Bertille Bak records the façades of corons, those traditional row houses in proletarian towns of Northern France, and recreates an assembly line for French fries manned by children from the housing projects (Cité n°5, 2007). Meanwhile, Mircea Cantor collaborated with the workers of a match factory in Romania to produce a series of two-headed matches from discarded ones at the foot of their machines (Double heads matches, 2002). His film celebrates manual skill, just like the 2007 film by Harun Farocki called Vergleich über ein Drittes (Comparison via a Third), which documents the different ways bricks are made around the world.
Jacques Faujour, on the other hand, documented deindustrialization by photographing productive leisure activities along the banks of the Marne in the 1980s, showing angling and gardening against a backdrop of industrial wastelands. These photos act like humanist echoes of the implacable typologies of Bernd and Hilla Becher (Pit Heads, 1970-1988 and Blast Furnaces, 1970-1989).

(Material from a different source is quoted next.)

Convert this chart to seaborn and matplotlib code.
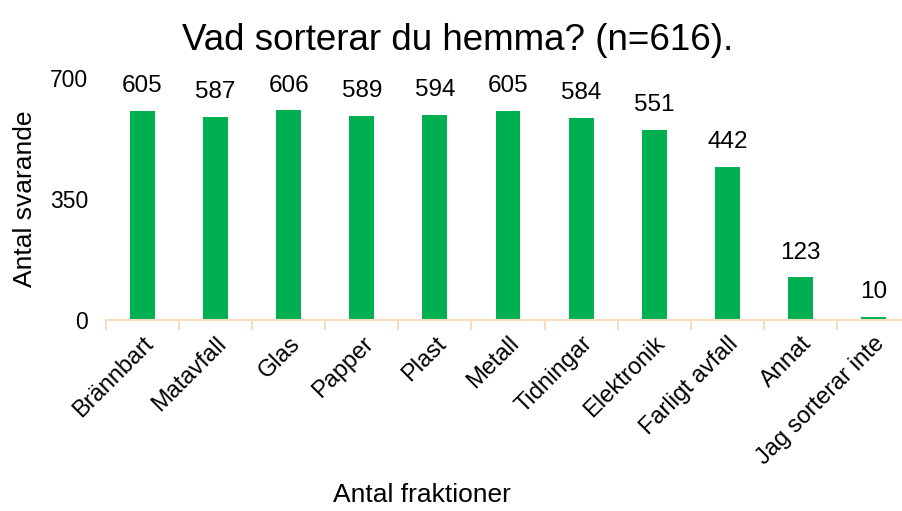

The sculptures of Jannis Kounellis (Untitled, 2003) and the film by Richard Serra (Hand Catching Lead, 1968) remind us, with their strong emphasis on materiality, how seriality and industrial materials (steel, coal) have pushed the human body to rival machines by inventing new kinds of behavior. The Moebius strip devised by Alexander Gutke (Measure, 2011) introduces notions of continuity, loops and movement.
There is an empty pedestal still standing in Ivry that once held a sculpture in the 1950s. Sporting the inscription “Homage to work,” this non-monument strangely resonates as a local and universal symbol of the “Vitruvian man,” who has been rendered invisible.
Drawing on the history of the industrial past and present, these artists sketch out a recollection that differs from what one finds in the work of the historian or sociologist, an active, productive recollection that tries to place once again the human body and the social at the heart of societal issues today.